### [Material provided]
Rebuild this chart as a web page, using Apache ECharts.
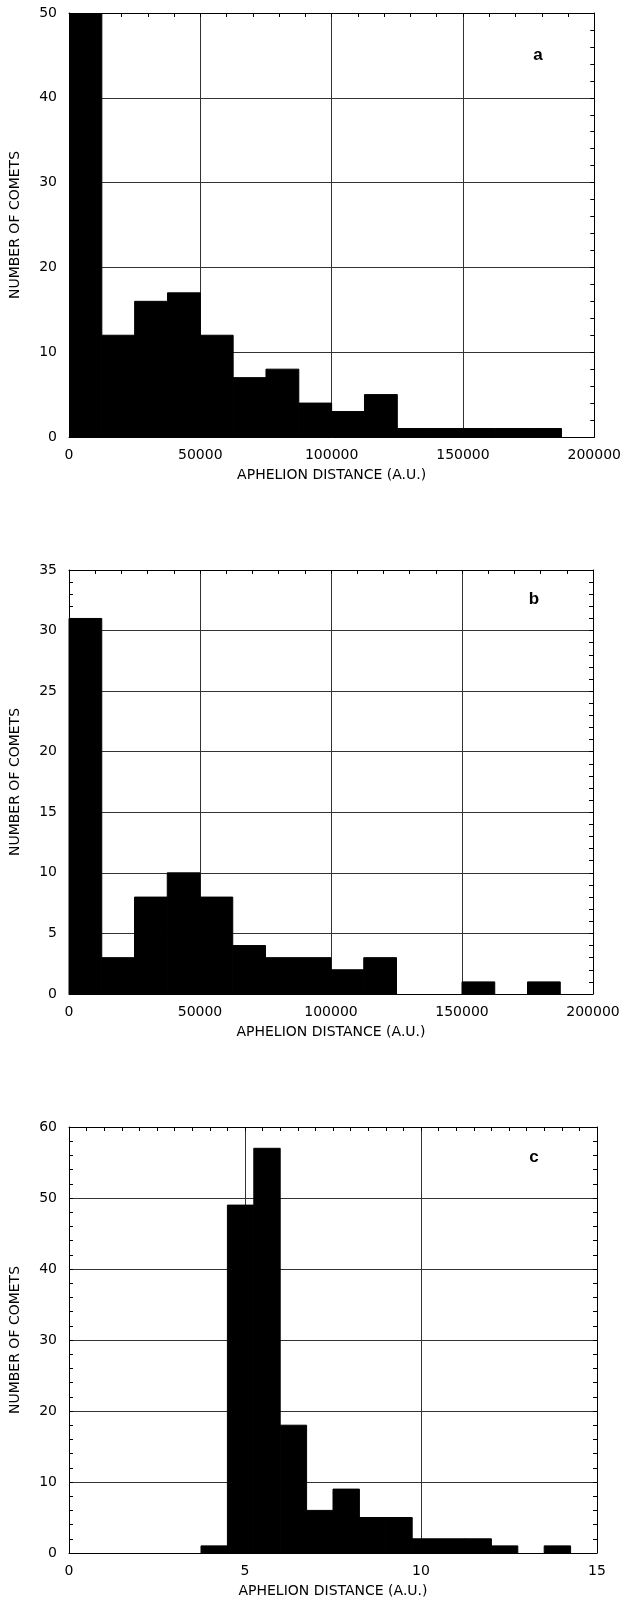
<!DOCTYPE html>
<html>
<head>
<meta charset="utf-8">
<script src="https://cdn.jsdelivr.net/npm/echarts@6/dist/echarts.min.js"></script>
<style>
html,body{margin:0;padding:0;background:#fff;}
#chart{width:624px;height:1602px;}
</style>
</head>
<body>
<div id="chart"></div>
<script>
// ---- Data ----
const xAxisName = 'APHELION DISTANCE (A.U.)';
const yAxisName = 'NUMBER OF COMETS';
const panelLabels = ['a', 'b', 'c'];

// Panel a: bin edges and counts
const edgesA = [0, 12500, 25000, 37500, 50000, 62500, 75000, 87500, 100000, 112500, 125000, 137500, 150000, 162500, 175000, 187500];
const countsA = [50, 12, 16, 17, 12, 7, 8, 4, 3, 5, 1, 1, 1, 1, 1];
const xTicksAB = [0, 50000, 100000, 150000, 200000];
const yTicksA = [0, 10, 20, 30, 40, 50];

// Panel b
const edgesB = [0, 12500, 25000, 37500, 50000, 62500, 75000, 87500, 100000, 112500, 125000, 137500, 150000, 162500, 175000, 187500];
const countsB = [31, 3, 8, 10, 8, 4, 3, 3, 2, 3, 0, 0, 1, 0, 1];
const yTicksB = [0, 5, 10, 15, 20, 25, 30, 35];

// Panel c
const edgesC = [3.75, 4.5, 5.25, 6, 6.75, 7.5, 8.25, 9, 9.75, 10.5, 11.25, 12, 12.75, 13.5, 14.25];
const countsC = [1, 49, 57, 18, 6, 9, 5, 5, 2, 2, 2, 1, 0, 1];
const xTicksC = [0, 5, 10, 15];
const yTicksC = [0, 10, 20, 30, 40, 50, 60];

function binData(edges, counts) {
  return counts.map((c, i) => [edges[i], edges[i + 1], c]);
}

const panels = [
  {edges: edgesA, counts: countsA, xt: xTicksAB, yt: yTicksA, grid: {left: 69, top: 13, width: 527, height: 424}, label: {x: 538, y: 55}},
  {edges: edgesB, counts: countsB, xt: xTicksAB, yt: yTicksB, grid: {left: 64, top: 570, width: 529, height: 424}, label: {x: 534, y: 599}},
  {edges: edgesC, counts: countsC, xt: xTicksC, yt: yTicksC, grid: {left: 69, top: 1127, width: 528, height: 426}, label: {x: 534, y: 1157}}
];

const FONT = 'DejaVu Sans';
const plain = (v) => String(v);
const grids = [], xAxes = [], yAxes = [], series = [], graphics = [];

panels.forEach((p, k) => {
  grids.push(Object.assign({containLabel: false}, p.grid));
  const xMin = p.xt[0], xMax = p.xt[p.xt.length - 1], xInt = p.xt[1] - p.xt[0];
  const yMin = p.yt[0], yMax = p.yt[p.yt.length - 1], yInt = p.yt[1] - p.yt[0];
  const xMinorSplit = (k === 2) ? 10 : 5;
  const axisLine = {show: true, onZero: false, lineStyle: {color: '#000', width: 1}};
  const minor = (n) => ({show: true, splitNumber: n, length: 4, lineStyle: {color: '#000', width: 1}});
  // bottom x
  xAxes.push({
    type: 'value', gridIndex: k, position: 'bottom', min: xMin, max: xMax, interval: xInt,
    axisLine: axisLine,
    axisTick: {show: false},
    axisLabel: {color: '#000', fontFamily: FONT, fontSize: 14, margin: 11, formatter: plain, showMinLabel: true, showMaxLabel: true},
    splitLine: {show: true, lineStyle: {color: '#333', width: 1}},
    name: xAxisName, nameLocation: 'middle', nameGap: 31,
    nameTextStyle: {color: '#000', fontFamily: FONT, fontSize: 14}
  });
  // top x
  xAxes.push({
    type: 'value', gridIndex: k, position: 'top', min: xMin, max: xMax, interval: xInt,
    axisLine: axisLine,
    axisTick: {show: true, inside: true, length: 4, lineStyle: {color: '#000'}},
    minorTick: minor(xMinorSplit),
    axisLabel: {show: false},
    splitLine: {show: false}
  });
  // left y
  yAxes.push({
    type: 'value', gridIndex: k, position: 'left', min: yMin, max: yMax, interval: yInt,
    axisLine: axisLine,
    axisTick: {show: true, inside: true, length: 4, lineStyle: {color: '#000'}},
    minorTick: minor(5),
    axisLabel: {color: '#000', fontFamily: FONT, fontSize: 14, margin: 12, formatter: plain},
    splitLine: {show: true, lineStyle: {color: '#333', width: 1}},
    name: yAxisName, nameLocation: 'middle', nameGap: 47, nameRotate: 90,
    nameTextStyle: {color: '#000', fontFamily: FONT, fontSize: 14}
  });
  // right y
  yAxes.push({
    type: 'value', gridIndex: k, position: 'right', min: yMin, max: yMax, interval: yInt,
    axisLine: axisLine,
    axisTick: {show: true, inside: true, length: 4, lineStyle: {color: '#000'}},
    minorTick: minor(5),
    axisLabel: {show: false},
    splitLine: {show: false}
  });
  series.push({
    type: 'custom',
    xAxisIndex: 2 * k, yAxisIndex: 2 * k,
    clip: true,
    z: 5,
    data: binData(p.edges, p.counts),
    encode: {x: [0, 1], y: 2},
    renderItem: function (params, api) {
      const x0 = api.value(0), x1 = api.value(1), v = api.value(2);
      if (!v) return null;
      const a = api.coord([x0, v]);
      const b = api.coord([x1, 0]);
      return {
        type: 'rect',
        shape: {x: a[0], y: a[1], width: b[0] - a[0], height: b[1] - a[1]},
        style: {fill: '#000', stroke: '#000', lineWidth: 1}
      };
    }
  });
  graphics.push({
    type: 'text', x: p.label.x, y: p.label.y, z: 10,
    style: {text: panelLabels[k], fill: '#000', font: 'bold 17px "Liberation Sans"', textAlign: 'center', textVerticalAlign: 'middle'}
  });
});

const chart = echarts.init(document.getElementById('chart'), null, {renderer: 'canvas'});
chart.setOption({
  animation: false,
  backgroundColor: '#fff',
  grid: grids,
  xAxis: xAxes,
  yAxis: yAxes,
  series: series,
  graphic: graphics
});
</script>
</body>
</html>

### [Written exercise]
Write out the whole listing exactly, and drop the pictures.

### [Solution to this problem]
Rebuild this chart as a web page, using Apache ECharts.
<!DOCTYPE html>
<html>
<head>
<meta charset="utf-8">
<script src="https://cdn.jsdelivr.net/npm/echarts@6/dist/echarts.min.js"></script>
<style>
html,body{margin:0;padding:0;background:#fff;}
#chart{width:624px;height:1602px;}
</style>
</head>
<body>
<div id="chart"></div>
<script>
// ---- Data ----
const xAxisName = 'APHELION DISTANCE (A.U.)';
const yAxisName = 'NUMBER OF COMETS';
const panelLabels = ['a', 'b', 'c'];

// Panel a: bin edges and counts
const edgesA = [0, 12500, 25000, 37500, 50000, 62500, 75000, 87500, 100000, 112500, 125000, 137500, 150000, 162500, 175000, 187500];
const countsA = [50, 12, 16, 17, 12, 7, 8, 4, 3, 5, 1, 1, 1, 1, 1];
const xTicksAB = [0, 50000, 100000, 150000, 200000];
const yTicksA = [0, 10, 20, 30, 40, 50];

// Panel b
const edgesB = [0, 12500, 25000, 37500, 50000, 62500, 75000, 87500, 100000, 112500, 125000, 137500, 150000, 162500, 175000, 187500];
const countsB = [31, 3, 8, 10, 8, 4, 3, 3, 2, 3, 0, 0, 1, 0, 1];
const yTicksB = [0, 5, 10, 15, 20, 25, 30, 35];

// Panel c
const edgesC = [3.75, 4.5, 5.25, 6, 6.75, 7.5, 8.25, 9, 9.75, 10.5, 11.25, 12, 12.75, 13.5, 14.25];
const countsC = [1, 49, 57, 18, 6, 9, 5, 5, 2, 2, 2, 1, 0, 1];
const xTicksC = [0, 5, 10, 15];
const yTicksC = [0, 10, 20, 30, 40, 50, 60];

function binData(edges, counts) {
  return counts.map((c, i) => [edges[i], edges[i + 1], c]);
}

const panels = [
  {edges: edgesA, counts: countsA, xt: xTicksAB, yt: yTicksA, grid: {left: 69, top: 13, width: 527, height: 424}, label: {x: 538, y: 55}},
  {edges: edgesB, counts: countsB, xt: xTicksAB, yt: yTicksB, grid: {left: 64, top: 570, width: 529, height: 424}, label: {x: 534, y: 599}},
  {edges: edgesC, counts: countsC, xt: xTicksC, yt: yTicksC, grid: {left: 69, top: 1127, width: 528, height: 426}, label: {x: 534, y: 1157}}
];

const FONT = 'DejaVu Sans';
const plain = (v) => String(v);
const grids = [], xAxes = [], yAxes = [], series = [], graphics = [];

panels.forEach((p, k) => {
  grids.push(Object.assign({containLabel: false}, p.grid));
  const xMin = p.xt[0], xMax = p.xt[p.xt.length - 1], xInt = p.xt[1] - p.xt[0];
  const yMin = p.yt[0], yMax = p.yt[p.yt.length - 1], yInt = p.yt[1] - p.yt[0];
  const xMinorSplit = (k === 2) ? 10 : 5;
  const axisLine = {show: true, onZero: false, lineStyle: {color: '#000', width: 1}};
  const minor = (n) => ({show: true, splitNumber: n, length: 4, lineStyle: {color: '#000', width: 1}});
  // bottom x
  xAxes.push({
    type: 'value', gridIndex: k, position: 'bottom', min: xMin, max: xMax, interval: xInt,
    axisLine: axisLine,
    axisTick: {show: false},
    axisLabel: {color: '#000', fontFamily: FONT, fontSize: 14, margin: 11, formatter: plain, showMinLabel: true, showMaxLabel: true},
    splitLine: {show: true, lineStyle: {color: '#333', width: 1}},
    name: xAxisName, nameLocation: 'middle', nameGap: 31,
    nameTextStyle: {color: '#000', fontFamily: FONT, fontSize: 14}
  });
  // top x
  xAxes.push({
    type: 'value', gridIndex: k, position: 'top', min: xMin, max: xMax, interval: xInt,
    axisLine: axisLine,
    axisTick: {show: true, inside: true, length: 4, lineStyle: {color: '#000'}},
    minorTick: minor(xMinorSplit),
    axisLabel: {show: false},
    splitLine: {show: false}
  });
  // left y
  yAxes.push({
    type: 'value', gridIndex: k, position: 'left', min: yMin, max: yMax, interval: yInt,
    axisLine: axisLine,
    axisTick: {show: true, inside: true, length: 4, lineStyle: {color: '#000'}},
    minorTick: minor(5),
    axisLabel: {color: '#000', fontFamily: FONT, fontSize: 14, margin: 12, formatter: plain},
    splitLine: {show: true, lineStyle: {color: '#333', width: 1}},
    name: yAxisName, nameLocation: 'middle', nameGap: 47, nameRotate: 90,
    nameTextStyle: {color: '#000', fontFamily: FONT, fontSize: 14}
  });
  // right y
  yAxes.push({
    type: 'value', gridIndex: k, position: 'right', min: yMin, max: yMax, interval: yInt,
    axisLine: axisLine,
    axisTick: {show: true, inside: true, length: 4, lineStyle: {color: '#000'}},
    minorTick: minor(5),
    axisLabel: {show: false},
    splitLine: {show: false}
  });
  series.push({
    type: 'custom',
    xAxisIndex: 2 * k, yAxisIndex: 2 * k,
    clip: true,
    z: 5,
    data: binData(p.edges, p.counts),
    encode: {x: [0, 1], y: 2},
    renderItem: function (params, api) {
      const x0 = api.value(0), x1 = api.value(1), v = api.value(2);
      if (!v) return null;
      const a = api.coord([x0, v]);
      const b = api.coord([x1, 0]);
      return {
        type: 'rect',
        shape: {x: a[0], y: a[1], width: b[0] - a[0], height: b[1] - a[1]},
        style: {fill: '#000', stroke: '#000', lineWidth: 1}
      };
    }
  });
  graphics.push({
    type: 'text', x: p.label.x, y: p.label.y, z: 10,
    style: {text: panelLabels[k], fill: '#000', font: 'bold 17px "Liberation Sans"', textAlign: 'center', textVerticalAlign: 'middle'}
  });
});

const chart = echarts.init(document.getElementById('chart'), null, {renderer: 'canvas'});
chart.setOption({
  animation: false,
  backgroundColor: '#fff',
  grid: grids,
  xAxis: xAxes,
  yAxis: yAxes,
  series: series,
  graphic: graphics
});
</script>
</body>
</html>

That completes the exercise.